The Caring Heart

with Dr. Joyce

Listen to Others’ Point of View

By Dr. Joyce of The Caring Heart Spokane, Wa.

“Charity suffereth long, and is kind, charity envieth not, charity vaunteth not itself, is not puffed up.” (I Cor. 13:4)

Have you ever noticed how we humans tend to get stuck on our own viewpoint, our own perception of a happening, and come to some conclusion about the happening, so sure we are right?  Later, we may learn there were other factors involved, and that we were not correct at all.
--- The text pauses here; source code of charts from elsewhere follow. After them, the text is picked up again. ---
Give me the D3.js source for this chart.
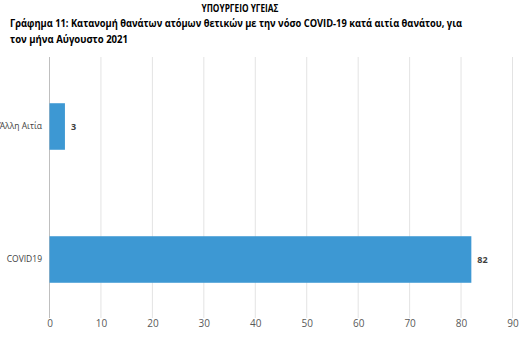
<!DOCTYPE html>
<html>
<head>
<meta charset="utf-8">
<script src="https://cdn.jsdelivr.net/npm/d3@7"></script>
<style>
  body { margin: 0; background: #fff; }
  svg { display: block; font-family: "Open Sans", "Noto Sans", sans-serif; }
</style>
</head>
<body>
<div id="app"></div>
<script>
const categories = ["Άλλη Αιτία", "COVID19"];
const values = [3, 82];
const ticks = [0, 10, 20, 30, 40, 50, 60, 70, 80, 90];

const width = 532;
const height = 356;

const svg = d3
  .create("svg")
  .attr("width", width)
  .attr("height", height)
  .attr("viewBox", [0, 0, width, height]);

// titles
svg
  .append("text")
  .attr("x", 240)
  .attr("y", 12)
  .attr("text-anchor", "middle")
  .attr("font-size", 10)
  .attr("font-weight", "bold")
  .attr("fill", "#000")
  .attr("textLength", 77)
  .attr("lengthAdjust", "spacingAndGlyphs")
  .text("ΥΠΟΥΡΓΕΙΟ ΥΓΕΙΑΣ");

svg
  .append("text")
  .attr("x", 10)
  .attr("y", 27)
  .attr("font-size", 11)
  .attr("font-weight", "bold")
  .attr("fill", "#000")
  .attr("textLength", 452)
  .attr("lengthAdjust", "spacingAndGlyphs")
  .text("Γράφημα 11: Κατανομή θανάτων ατόμων θετικών με την νόσο COVID-19 κατά αιτία θανάτου, για");

svg
  .append("text")
  .attr("x", 10)
  .attr("y", 43)
  .attr("font-size", 11)
  .attr("font-weight", "bold")
  .attr("fill", "#000")
  .attr("textLength", 118)
  .attr("lengthAdjust", "spacingAndGlyphs")
  .text("τον μήνα Αύγουστο 2021");

const x = d3.scaleLinear().domain([0, 90]).range([49.5, 512.5]);
const y = d3
  .scaleBand()
  .domain(categories)
  .range([60, 326])
  .paddingInner(0.65)
  .paddingOuter(0.325);

// gridlines
svg
  .append("g")
  .selectAll("line")
  .data(ticks)
  .join("line")
  .attr("x1", (d) => x(d))
  .attr("x2", (d) => x(d))
  .attr("y1", 57)
  .attr("y2", 318)
  .attr("stroke", (d) => (d === 0 ? "#bfbfbf" : "#e3e3e3"))
  .attr("stroke-width", 1);

// x axis labels
const xAxis = d3.axisBottom(x).tickValues(ticks).tickSize(0).tickPadding(0);
const gx = svg.append("g").attr("transform", "translate(0,320)").call(xAxis);
gx.select(".domain").remove();
gx.selectAll("text")
  .attr("font-size", 10)
  .attr("fill", "#595959")
  .attr("font-family", "\"Open Sans\", sans-serif")
  .attr("dy", "0.71em");

// y axis labels
const yAxis = d3.axisLeft(y).tickSize(0).tickPadding(0);
const gy = svg.append("g").attr("transform", "translate(42,0)").call(yAxis);
gy.select(".domain").remove();
gy.selectAll("text")
  .attr("font-size", 8.5)
  .attr("fill", "#404040")
  .attr("font-family", "\"Open Sans\", sans-serif");

// bars
svg
  .append("g")
  .selectAll("rect")
  .data(values)
  .join("rect")
  .attr("x", x(0))
  .attr("y", (d, i) => y(categories[i]))
  .attr("width", (d) => x(d) - x(0))
  .attr("height", y.bandwidth())
  .attr("fill", "#3d98d3");

// value labels
svg
  .append("g")
  .selectAll("text")
  .data(values)
  .join("text")
  .attr("x", (d) => x(d) + 6)
  .attr("y", (d, i) => y(categories[i]) + y.bandwidth() / 2)
  .attr("dy", "0.35em")
  .attr("font-size", 9)
  .attr("font-weight", "bold")
  .attr("fill", "#404040")
  .text((d) => d);

document.getElementById("app").append(svg.node());
</script>
</body>
</html>
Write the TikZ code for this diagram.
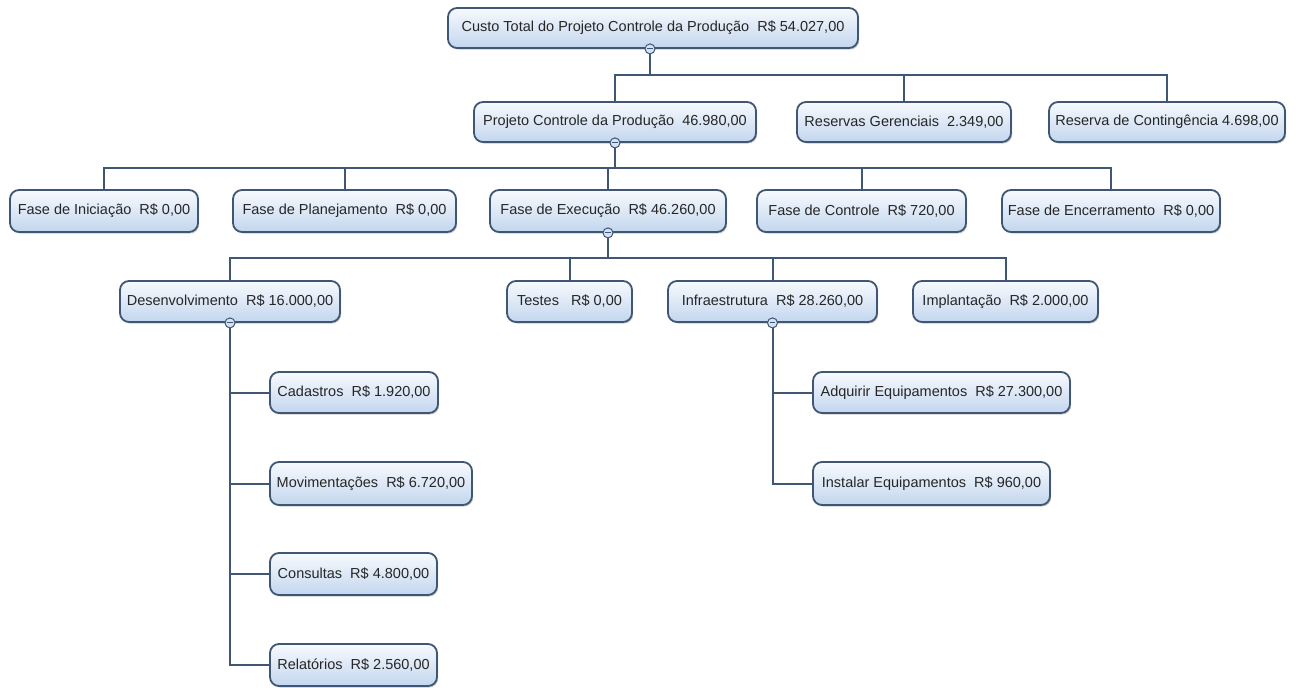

The truth was somewhat different. 
 
Well, why are other viewpoints important anyway?  A frozen misunderstanding is something that can hamper or even totally destroy relationships between family, friends, and co-workers for years if not talked about by each person really listening to the other and giving real credibility to what the other is saying.  Of course, each person in such a conversation needs to be kind and honest, and not manipulatory or “mud-slinging.”  Moreover, each person needs to respect the fact that something is really bothering the other person, and be considerate enough to be willing to talk about it in the first place.  Even if talking about a discord is uncomfortable for both parties at first, it should be done.  Even if the parties end up disagreeing in the end, at least they know their viewpoints and feelings have been listened to and respected.  Real resolution can break down “walls” between people and allow them to be closer than ever. 
 
We all have feelings, and if hurtful happenings are allowed to remain in people’s memories unresolved, they can lead to long-term hurt, discord, and alienation.. If someone has hurt us, even if we forgive, that doesn’t mean we will trust them again, because our perception of what kind of a person he or she is changed somewhat.   Maybe the other person’s perception of us has changed to the negative, too. 
 
It is impossible to have quality, close interpersonal relationships of harmony and real connectedness without “give and take.”  I remember my son, who works my acreage with me, saying “You are being mean to me.”  I said, “No, I’m not.”  He said, “Yes, you are.”  I finally figured it out that when he wouldn’t do a job well, or didn’t do what I asked, I would respond to him in an irritated manner, with a scowl and harsh voice.  I changed all that to reminding him with kind face and soft voice.  The result was that he does things so well now I have no cause to be irritated anyway.  We have harmony instead of repeated discord.  Harmony allows good feelings and warmth to flourish   I had to understand him and to change myself to make it happen. 
 
Keying into the viewpoint of our animals is extremely important, too.  I know that Shauna, year old puppy, has chewed up a lot of things because she’s teething, and because she has separation anxiety when I’m gone for awhile.  I know that usually marvelous cat Sparkles suddenly attacks and bites me sometimes in that  I’ve read that 20% of cats do that, reason unknown.  We need to take their point of view, too, and not just think they are being “mean and awful.” 
 
We have to be humble to take seriously someone else’s point of view, be they human or animal. 
We need to really respect their intelligence and full personhood.  When we really respect someone, we send the message we care about them, love them, and value them.  But when we won’t listen, we send the message we don’t care about them or love them.   Even though they may not consciously think about it, the impact on them is that they believe they are of little or no value to us, or of little or no value period!   
 
This message has been hard for me to write.  I hope God has given me the words to adequately describe to you this important area of living together.  Perhaps few people ever think about it, but the need is so great to really connect and communicate with one another for the sake of Christ, for the sake of our world, and for the sake of one another and our animals. The truth really can set us free!!